Every regular space with a countable basis is normal.
My attempt: Let $A$,$B$ be closed in $X$ such that $A \cap B=\emptyset$. By chapter 7 theorem 2.2 of Dugundji topology (equivalent definition of $T_3$), $\forall a\in A$, $\exists W_a \in \mathcal{N}_a$ such that $\overline{W_a} \cap B=\emptyset$. Since $a\in W_a \in \mathcal{T}_X$, we have $\exists U_a \in \mathcal{B}$ such that $a\in U_a\subseteq W_a$. By Exercise 6, Section 17 of Munkres’ Topology, $\overline{U_a}\subseteq \overline{W_a}$. So $\overline{U_a} \cap B =\emptyset$, $\forall a\in A$. So $\{U_a| a\in A\}\subseteq \mathcal{B}$ is an open cover of $A$. By subset of countable set is countable, $\{U_a| a\in A\}$ is countable.
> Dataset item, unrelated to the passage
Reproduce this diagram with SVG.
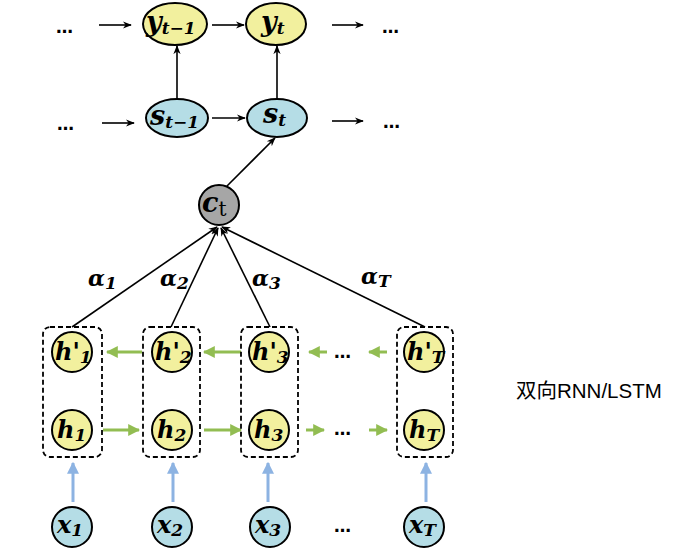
<svg xmlns="http://www.w3.org/2000/svg" width="690" height="553" viewBox="0 0 690 553">
<defs>
<marker id="ab" viewBox="0 0 10 10" refX="9" refY="5" markerWidth="9" markerHeight="9" markerUnits="userSpaceOnUse" orient="auto"><path d="M0,1 L10,5 L0,9 L3,5 Z" fill="#000"/></marker>
<marker id="ag" viewBox="0 0 10 10" refX="9" refY="5" markerWidth="12" markerHeight="12" markerUnits="userSpaceOnUse" orient="auto"><path d="M0,0 L10,5 L0,10 Z" fill="#92bd52"/></marker>
<marker id="al" viewBox="0 0 10 10" refX="9" refY="5" markerWidth="12" markerHeight="12" markerUnits="userSpaceOnUse" orient="auto"><path d="M0,0 L10,5 L0,10 Z" fill="#8db3e2"/></marker>
</defs>
<style>
.y{fill:#f2f09e;stroke:#000;stroke-width:2}
.b{fill:#b5dde6;stroke:#000;stroke-width:2}
.g{fill:#a6a6a6;stroke:#000;stroke-width:2}
.box{fill:none;stroke:#000;stroke-width:1.8;stroke-dasharray:5,3}
.m{font-family:"DejaVu Serif","Liberation Serif",serif;font-weight:bold;font-style:italic;fill:#000}
.sub{font-size:17px}
.k{stroke:#000;stroke-width:1.6;fill:none}
.gr{stroke:#92bd52;stroke-width:3;fill:none}
.bl{stroke:#8db3e2;stroke-width:3;fill:none}
.dots{font-family:"DejaVu Sans",sans-serif;font-weight:bold;font-size:17px;fill:#000}
</style>
<g id="connectors">
<line class="k" x1="99" y1="25" x2="131" y2="25" marker-end="url(#ab)"/>
<line class="k" x1="212" y1="25" x2="244" y2="25" marker-end="url(#ab)"/>
<line class="k" x1="332" y1="25" x2="363" y2="25" marker-end="url(#ab)"/>
<line class="k" x1="102" y1="123" x2="134" y2="123" marker-end="url(#ab)"/>
<line class="k" x1="212" y1="118" x2="245" y2="118" marker-end="url(#ab)"/>
<line class="k" x1="332" y1="121" x2="363" y2="121" marker-end="url(#ab)"/>
<line class="k" x1="177" y1="99" x2="177" y2="46" marker-end="url(#ab)"/>
<line class="k" x1="277" y1="99" x2="277" y2="46" marker-end="url(#ab)"/>
<line class="k" x1="227" y1="186" x2="275" y2="138" marker-end="url(#ab)"/>
<line class="k" x1="72" y1="327" x2="217" y2="227" marker-end="url(#ab)"/>
<line class="k" x1="171" y1="327" x2="218" y2="228" marker-end="url(#ab)"/>
<line class="k" x1="270" y1="327" x2="221" y2="228" marker-end="url(#ab)"/>
<line class="k" x1="425" y1="327" x2="222" y2="227" marker-end="url(#ab)"/>
<line class="gr" x1="142" y1="352" x2="107" y2="352" marker-end="url(#ag)"/>
<line class="gr" x1="241" y1="352" x2="204" y2="352" marker-end="url(#ag)"/>
<line class="gr" x1="327" y1="352" x2="309" y2="352" marker-end="url(#ag)"/>
<line class="gr" x1="387" y1="352" x2="369" y2="352" marker-end="url(#ag)"/>
<line class="gr" x1="103" y1="430" x2="139" y2="430" marker-end="url(#ag)"/>
<line class="gr" x1="204" y1="430" x2="241" y2="430" marker-end="url(#ag)"/>
<line class="gr" x1="306" y1="430" x2="324" y2="430" marker-end="url(#ag)"/>
<line class="gr" x1="369" y1="430" x2="387" y2="430" marker-end="url(#ag)"/>
<line class="bl" x1="73" y1="502" x2="73" y2="463" marker-end="url(#al)"/>
<line class="bl" x1="173" y1="502" x2="173" y2="463" marker-end="url(#al)"/>
<line class="bl" x1="268" y1="502" x2="268" y2="463" marker-end="url(#al)"/>
<line class="bl" x1="426" y1="502" x2="426" y2="463" marker-end="url(#al)"/>
</g>
<g id="dots">
<text class="dots" x="56" y="33">…</text>
<text class="dots" x="382" y="33">…</text>
<text class="dots" x="57" y="130">…</text>
<text class="dots" x="383" y="128">…</text>
<text class="dots" x="334" y="358">…</text>
<text class="dots" x="334" y="435">…</text>
<text class="dots" x="334" y="532">…</text>
</g>
<g id="y_t-1"><ellipse class="y" cx="175" cy="24" rx="32" ry="21"/><text class="m" x="146" y="31" font-size="27">y<tspan class="sub" dy="3">t−1</tspan></text></g>
<g id="y_t"><ellipse class="y" cx="276" cy="24" rx="30" ry="21"/><text class="m" x="261" y="31" font-size="27">y<tspan class="sub" dy="3">t</tspan></text></g>
<g id="s_t-1"><ellipse class="b" cx="177" cy="118" rx="31" ry="19"/><text class="m" x="150" y="125" font-size="27">s<tspan class="sub" dy="3">t−1</tspan></text></g>
<g id="s_t"><ellipse class="b" cx="277" cy="118" rx="30" ry="19"/><text class="m" x="263" y="123" font-size="27">s<tspan class="sub" dy="3">t</tspan></text></g>
<g id="c_t"><circle class="g" cx="219" cy="205" r="20"/><text class="m" x="202" y="212" font-size="27">c<tspan font-style="normal" font-weight="normal" font-family="DejaVu Serif,serif" font-size="20" dy="4">t</tspan></text></g>
<g id="alphas">
<text class="m" x="88" y="286" font-size="22">α<tspan class="sub" dy="3">1</tspan></text>
<text class="m" x="160" y="286" font-size="22">α<tspan class="sub" dy="3">2</tspan></text>
<text class="m" x="252" y="286" font-size="22">α<tspan class="sub" dy="3">3</tspan></text>
<text class="m" x="361" y="284" font-size="22">α<tspan class="sub" dy="3">T</tspan></text>
</g>
<g id="box1"><rect class="box" x="43" y="327" width="59" height="130" rx="7"/></g>
<g id="box2"><rect class="box" x="143" y="327" width="57" height="130" rx="7"/></g>
<g id="box3"><rect class="box" x="241" y="327" width="57" height="130" rx="7"/></g>
<g id="boxT"><rect class="box" x="397" y="327" width="56" height="130" rx="7"/></g>
<g id="hp1"><circle class="y" cx="72" cy="352" r="20"/><text class="m" x="55" y="360" font-size="24">h'<tspan class="sub" dy="3">1</tspan></text></g>
<g id="hp2"><circle class="y" cx="172" cy="352" r="20"/><text class="m" x="155" y="360" font-size="24">h'<tspan class="sub" dy="3">2</tspan></text></g>
<g id="hp3"><circle class="y" cx="269" cy="352" r="20"/><text class="m" x="252" y="360" font-size="24">h'<tspan class="sub" dy="3">3</tspan></text></g>
<g id="hpT"><circle class="y" cx="424" cy="352" r="20"/><text class="m" x="407" y="360" font-size="24">h'<tspan class="sub" dy="3">T</tspan></text></g>
<g id="h1"><circle class="y" cx="72" cy="430" r="20"/><text class="m" x="57" y="438" font-size="24">h<tspan class="sub" dy="3">1</tspan></text></g>
<g id="h2"><circle class="y" cx="172" cy="430" r="20"/><text class="m" x="157" y="438" font-size="24">h<tspan class="sub" dy="3">2</tspan></text></g>
<g id="h3"><circle class="y" cx="269" cy="430" r="20"/><text class="m" x="254" y="438" font-size="24">h<tspan class="sub" dy="3">3</tspan></text></g>
<g id="hT"><circle class="y" cx="424" cy="430" r="20"/><text class="m" x="409" y="438" font-size="24">h<tspan class="sub" dy="3">T</tspan></text></g>
<g id="x1"><circle class="b" cx="72" cy="527" r="20"/><text class="m" x="57" y="533" font-size="24">x<tspan class="sub" dy="3">1</tspan></text></g>
<g id="x2"><circle class="b" cx="172" cy="527" r="20"/><text class="m" x="157" y="533" font-size="24">x<tspan class="sub" dy="3">2</tspan></text></g>
<g id="x3"><circle class="b" cx="270" cy="527" r="20"/><text class="m" x="255" y="533" font-size="24">x<tspan class="sub" dy="3">3</tspan></text></g>
<g id="xT"><circle class="b" cx="424" cy="527" r="20"/><text class="m" x="409" y="533" font-size="24">x<tspan class="sub" dy="3">T</tspan></text></g>
<g id="label"><text x="516" y="398" font-family="'Liberation Sans','Noto Sans CJK SC',sans-serif" font-size="20.5" fill="#000">双向RNN/LSTM</text></g>
</svg>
So $\{U_a| a\in A\} =\{U_n|n\in \Bbb{N}\}$. Similarly construct $\{V_n|n\in \Bbb{N}\}$ open cover of $B$ such that $\overline{V_n}\cap A=\emptyset$, $\forall n\in \Bbb{N}$. Define $U_n^{\prime} =U_n -\bigcup_{i=1}^{n}\overline{V_i}$ and $V_n^{\prime} =V_n -\bigcup_{i=1}^{n}\overline{U_i}$, for each $n \in \Bbb{N}$. By exercise 4 section 17, $U_n^{\prime}, V_n^{\prime} \in \mathcal{T}_X$, $\forall n\in \Bbb{N}$. Let $U^{\prime}= \bigcup_{n\in \Bbb{N}} U_n^{\prime}$ and $V^{\prime}= \bigcup_{n\in \Bbb{N}} V_n^{\prime}$. So $U^{\prime}, V^\prime \in \mathcal{T}_X$. We claim $A \subseteq \bigcup_{n\in \Bbb{N}} U_n^{\prime}$. Let $x\in A$. Since $A\subseteq \bigcup_{n\in \Bbb{N}} U_n$, $\exists m\in \Bbb{N}$ such that $x\in U_m$. Since $\overline{V_n}\cap A=\emptyset$, we have $x\notin \overline{V_n}$, $\forall n\in \Bbb{N}$. So $x\in U_m^{\prime} \subseteq \bigcup_{n\in \Bbb{N}} U_n^{\prime}$. similarly, $B\subseteq \bigcup_{n\in \Bbb{N}} V_n^{\prime}$. $U^\prime \cap V^\prime =\emptyset$. Assume towards contradiction, $\exists z\in U^\prime \cap V^\prime$. Then $z\in U_p^\prime \cap V_q^\prime$, for some $p,q\in \Bbb{N}$. WLOG, assume $p\lt q$. $z\in V_q^\prime =V_q -\bigcup_{i=1}^q \overline{U_i}$. So $z\notin \bigcup_{i=1}^q \overline{U_i}$. $z\notin \overline{U_p}$. Since $U_p \subseteq \overline{U_p}$, we have $z\notin U_p$. Which contradicts our initial assumption of $z\in U_p$. Thus $U^\prime \cap V^\prime =\emptyset$. Hence $\exists U^\prime, V^\prime \in \mathcal{T}_X$ such that $A\subseteq U^\prime$, $B\subseteq V^\prime$ and $U^\prime \cap V^\prime =\emptyset$. Is this proof better version of Munkres proof?
First paragraph of Munkres’ proof is bit convoluted, IMO. Simply take $U=X-B$. We have actually shown, if $X$ is $T_3$ and 2 countable, then $X$ is $T_4$, don’t we?